As it turned out, rationalize John McCain could--and did. When President George W. Bush used a 2008 speech to the Israeli Knesset to issue a none-too-thinly veiled charge of appeasement against then candidate Barack Obama, GOP presidential nominee McCain heartily agreed. As the New York Times detailed:
"Yes, there have been appeasers in the past, and the president is exactly right, and one of them is Neville Chamberlain," Mr. McCain told reporters on his campaign bus after a speech in Columbus, Ohio. "I believe that it's not an accident that our hostages came home from Iran when President Reagan was president of the United States. He didn't sit down in a negotiation with the religious extremists in Iran, he made it very clear that those hostages were coming home."

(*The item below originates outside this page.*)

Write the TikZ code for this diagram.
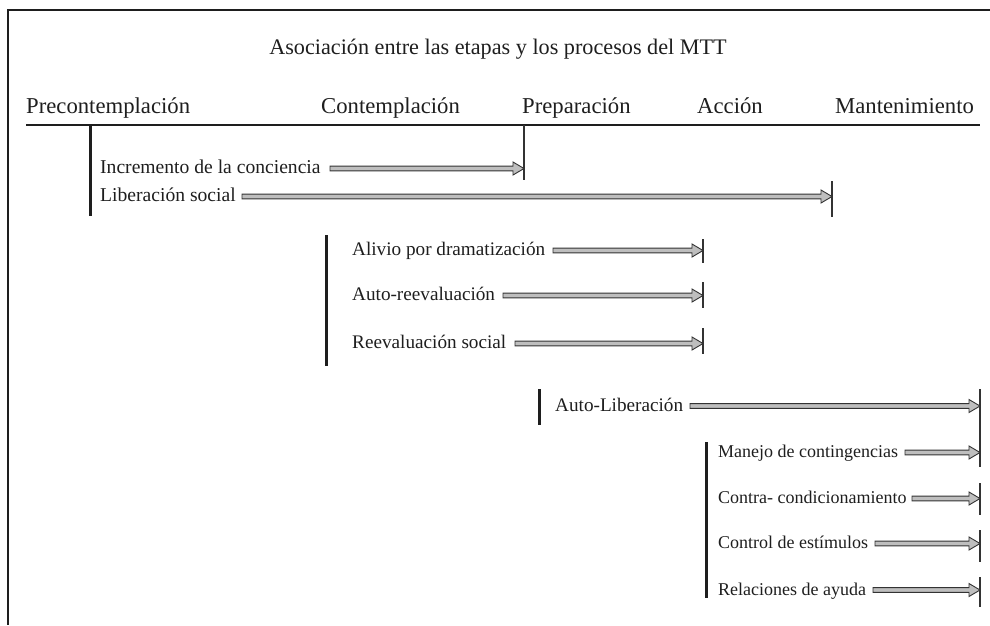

Of course, in 1986 the Reagan administration did sit down in a negotiation with the religious extremists in Iran. And one cake, one Bible two Colt pistols and millions of dollars-worth of U.S. weapons later--all part of Ronald Reagan's outstretched hand to Ayatollah Khomeini, most of America's hostages remained firmly in Hezbollah's control in the Bekaa Valley in Lebanon.
As John McCain might put it, "Why should you shake hands with somebody who's keeping Americans in prison? I mean, what's the point?"
After all, it's not like Reagan and Khomeini were just bumping into each other at a state funeral.